I bought some snacks from a Sicilian van, including panelle – their special of the day – a kind of fried pancake made with chickpea flour, which reminded me of socca in Nice. They were cut into bite-size pieces and delicious. I also ordered some arancini – but now have to confess that because they were large (not bite-size ones), I cut them up before remembering to take a photo. Arancini are rice balls stuffed with a filling – these were mozzarella & ham, and an aubergine one – and then deep fried. They were very good.
Much later they brought us a sample of canoli – a Sicilian pastry dessert filled with sweet creamy ricotta.
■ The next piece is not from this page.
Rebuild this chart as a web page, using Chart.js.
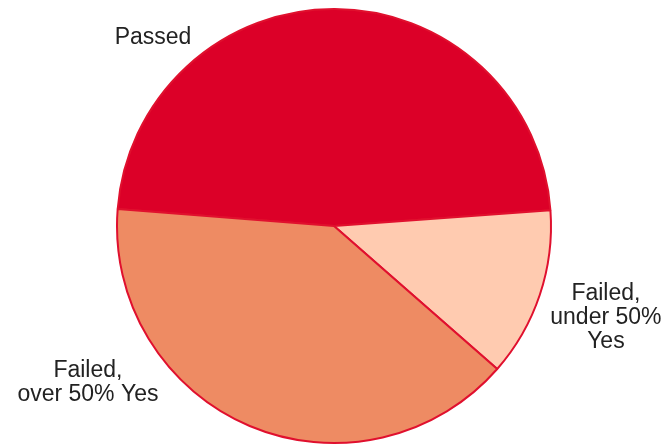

This was definitely street food – food prepared to order and as fresh as it could be. There was plenty more food. Lucia found a platter of cheese at one of the stalls inside for us to share. Once we decided it was time to go we looped backwards to take everything in on our way out. One large area has pizza, fried fish, an enoteca (wine bar).
Moving on into another large area we found more stalls, including a bakery selling Italian breads and a special kind of thin foccacia with a cheese filling.
Perhaps most exciting was passing through the large warehouse-style supermarket on the way out, a family-run supermarket from Palermo, Prezzomelo e Vitale. Here we found shelves of wine, beer, pasta; tins and jars of vegetables in oil.
There was a large cheese counter, another with meats and one with all kinds of snacks and antipasti foods.
There was a greengrocer counter – fresh fruit and vegetables, and huge misshapen ones just as you’d find in a market in Italy (not the uniform ones we have in our supermarkets!).
I bought some packets of pasta to bring home. Maybe not very adventurous but from producers not easily found in UK. I was particularly pleased to find Sardinian fregula, which Livio puts in his gorgeous fish stew at a local favourite restaurant, Masaniello, but not easily found.
It was a fun evening and great to see such a wide selection of Italian foods that would be hard to find elsewhere. I can see Italians will love it for a taste of home, but really it’s a great place for anyone to meet up with friends. It will be interesting to go back again once they’ve officially opened and see how it develops but they certainly seem to have got off to a great start. Meanwhile, I’m off to Turin at the end of the month so seeing the ‘Torino’ version of Mercato Metropolitano is definitely on my ‘to do’ list now.